Lawmakers Hopeful FITARA Finish Line In Sight

House Oversight Committee member Rep. Gerald Connolly, D-Va.

House Oversight Committee member Rep. Gerald Connolly, D-Va. J. Scott Applewhite/AP

Architects of the Federal IT Acquisition Reform Act are hopeful the legislation will be wrapped up in the National Defense Authorization Act.

A bill to overhaul the way the federal government purchases IT systems, in part, by beefing up the authority of agency chief information officers is inching closer to passage.

Architects of the Federal IT Acquisition Reform Act -- or FITARA -- are increasingly hopeful the legislation will be wrapped up in the yearend, “must-pass” bill setting policy for the Defense Department.

"We're holding out hope that the Senate will include FITARA in their version of the Defense Authorization Act,” Rep. Gerry Connolly, D-Va., one of the authors of FITARA, told Nextgov on Thursday in a brief interview after a speech in Washington on big data. “That's the key, and we're really close."

The FITARA legislation -- originally sponsored by Connolly and Darrell Issa, R-Calif., and first introduced in spring 2013 -- aims to upgrade the government’s creaky process for purchasing and building IT systems.

The House voted in May to attach the IT reform bill to the House version of the National Defense Authorization Act.

Still, it’s not the first time IT reform has appeared this close to passage. Last year, in the wake of the disastrous launch of HealthCare.gov, FITARA backers pushed to include the legislation in the annual DOD bill -- only to see it stripped from the final version.

"It's a little bit deja vu all over again, because we were really close a year ago, too, in the lame duck,” Connolly said. “But this is kind of a do-or-die moment for the Senate, and we think we've made a lot of progress over the ensuing year in helping our colleagues in the other body understand why this is so badly needed."

At this time last year, the Senate hadn’t yet taken up FITARA and the move to include it in the Defense bill stalled out in the discussion phase, according to Hill aides.

This time around, the Senate Homeland Security and Governmental Affairs Committee has a bill of its own. The committee approved a pared-down version of FITARA in June.

In addition, agreement on the core pieces of the legislation between committee stakeholders across both chambers is solid, according to Hill staffers.

Items such as empowering agency CIOs, requiring agencies to meet steep savings from closing and consolidating data centers, and improving the quality of IT spending data via “dashboards” are supported by both Connolly and Issa on the House Oversight and Government Reform Committee and their Senate counterparts, Tom Carper, D-Del., and Tom Coburn, R-Okla.

However, it’s uncertain what provisions of the original House bill -- such as creating a collaborative center to advise agencies on IT procurement -- might be left on the cutting-room floor of a Defense bill compromise.

"It's very much in progress, and it would be premature to say,” Connolly said, adding, "Having helped write the legislation, I'd be loath to say that some of it is less important than others.”
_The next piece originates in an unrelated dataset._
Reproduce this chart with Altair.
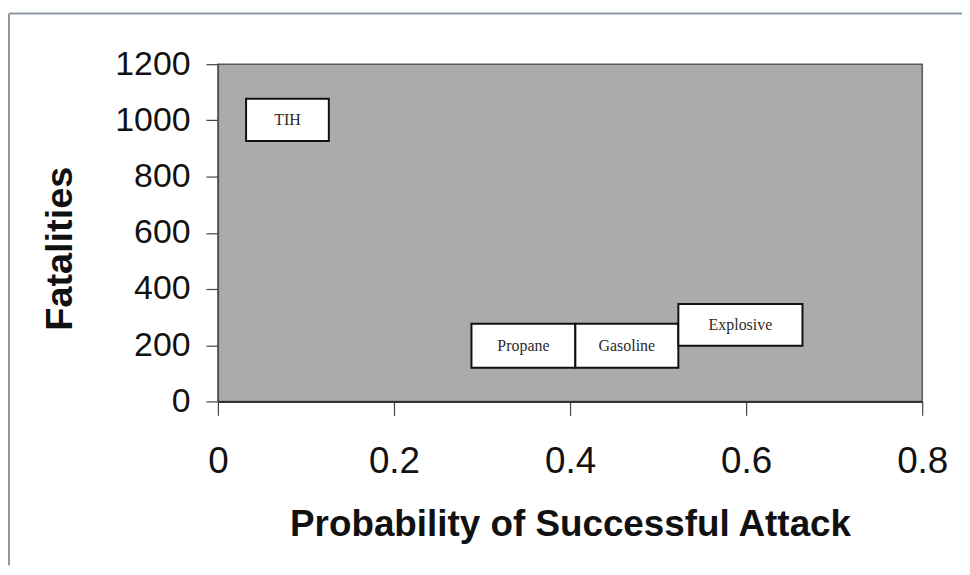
import altair as alt
import pandas as pd

# Data
labels = ["TIH", "Propane", "Gasoline", "Explosive"]
x_lo = [0.032, 0.288, 0.406, 0.523]
x_hi = [0.126, 0.406, 0.523, 0.664]
y_lo = [927, 120, 120, 198]
y_hi = [1077, 276, 276, 347]

x_ticks = [0, 0.2, 0.4, 0.6, 0.8]
y_ticks = [0, 200, 400, 600, 800, 1000, 1200]

df = pd.DataFrame({"label": labels, "x_lo": x_lo, "x_hi": x_hi, "y_lo": y_lo, "y_hi": y_hi})

W, H = 708, 339

xscale = alt.Scale(domain=[0, 0.8], nice=False, zero=False)
yscale = alt.Scale(domain=[0, 1200], nice=False)

xaxis = alt.Axis(
    title="Probability of Successful Attack", values=x_ticks, format="~g",
    labelFont="Liberation Sans", labelFontSize=37, labelColor="#111", labelFlush=False,
    titleFont="Liberation Sans", titleFontSize=37, titleFontWeight="bold", titleColor="#111",
    titleX=W / 2, titleY=135, titleBaseline="alphabetic", titleAlign="center",
    tickSize=14, tickColor="#444", tickWidth=1.2, labelPadding=28,
    domainColor="#333", domainWidth=2, grid=False, zindex=1,
)
yaxis = alt.Axis(
    title="Fatalities", values=y_ticks, format="d",
    labelFont="Liberation Sans", labelFontSize=34, labelColor="#111", labelFlush=False,
    titleFont="Liberation Sans", titleFontSize=38, titleFontWeight="bold", titleColor="#111",
    titleAngle=270, titleX=-147, titleY=185, titleBaseline="alphabetic", titleAlign="center",
    tickSize=12, tickColor="#444", tickWidth=1.2, labelPadding=16,
    domainColor="#555", domainWidth=1.5, grid=False, zindex=1,
)

one = pd.DataFrame({"a": [0]})

# plot-area background
panel = alt.Chart(one).mark_rect(fill="#a9abac", stroke="#5a5a5a", strokeWidth=1.5).encode(
    x=alt.value(0), x2=alt.value(W), y=alt.value(0), y2=alt.value(H)
)

boxes = alt.Chart(df).mark_rect(fill="white", stroke="#111", strokeWidth=2).encode(
    x=alt.X("x_lo:Q", scale=xscale, axis=xaxis),
    x2="x_hi:Q",
    y=alt.Y("y_lo:Q", scale=yscale, axis=yaxis),
    y2="y_hi:Q",
)

texts = alt.Chart(df).transform_calculate(
    xm="(datum.x_lo + datum.x_hi) / 2", ym="(datum.y_lo + datum.y_hi) / 2"
).mark_text(font="Liberation Serif", fontSize=16, color="#2a2a2a", align="center", baseline="middle").encode(
    x=alt.X("xm:Q", scale=xscale),
    y=alt.Y("ym:Q", scale=yscale),
    text="label:N",
)

frame_top = alt.Chart(one).mark_rule(color="#8d9aa5", strokeWidth=2).encode(
    x=alt.value(-210), x2=alt.value(748), y=alt.value(-51)
)
frame_left = alt.Chart(one).mark_rule(color="#8d9aa5", strokeWidth=2).encode(
    x=alt.value(-210), y=alt.value(-51), y2=alt.value(504)
)

chart = alt.layer(panel, boxes, texts, frame_top, frame_left).properties(
    width=W, height=H,
    autosize=alt.AutoSizeParams(type="none"),
    padding={"left": 211, "top": 55, "right": 40, "bottom": 165},
).configure_view(
    stroke=None
).configure(background="white")

chart.save("out.html", embed_options={"renderer": "svg", "actions": False})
For now, the sense on Capitol Hill is that the final version of FITARA will more likely resemble the one adopted by the Senate committee this summer.

Still, sticking points remain even there, including how changes to CIO authority would play out in DOD.

In the Senate, Carl Levin, D-Mich., chairman of that chamber’s Armed Services Committee, abstained from approving the Senate committee’s IT overhaul, fearing it would conflict with a separate measure he’s championing that would combine DOD’s CIO position with that of chief management officer.

The federal government spends some $80 billion a year on IT, as much as $20 billion of that on outdated or inefficient legacy systems, Connolly said.

“In technology years, we're light-years behind,” Connolly said during his speech at the Nov. 13 Nextgov event. “Congress has really fallen down on the job here …  We haven't passed an information technology procurement bill in the last 20 years.”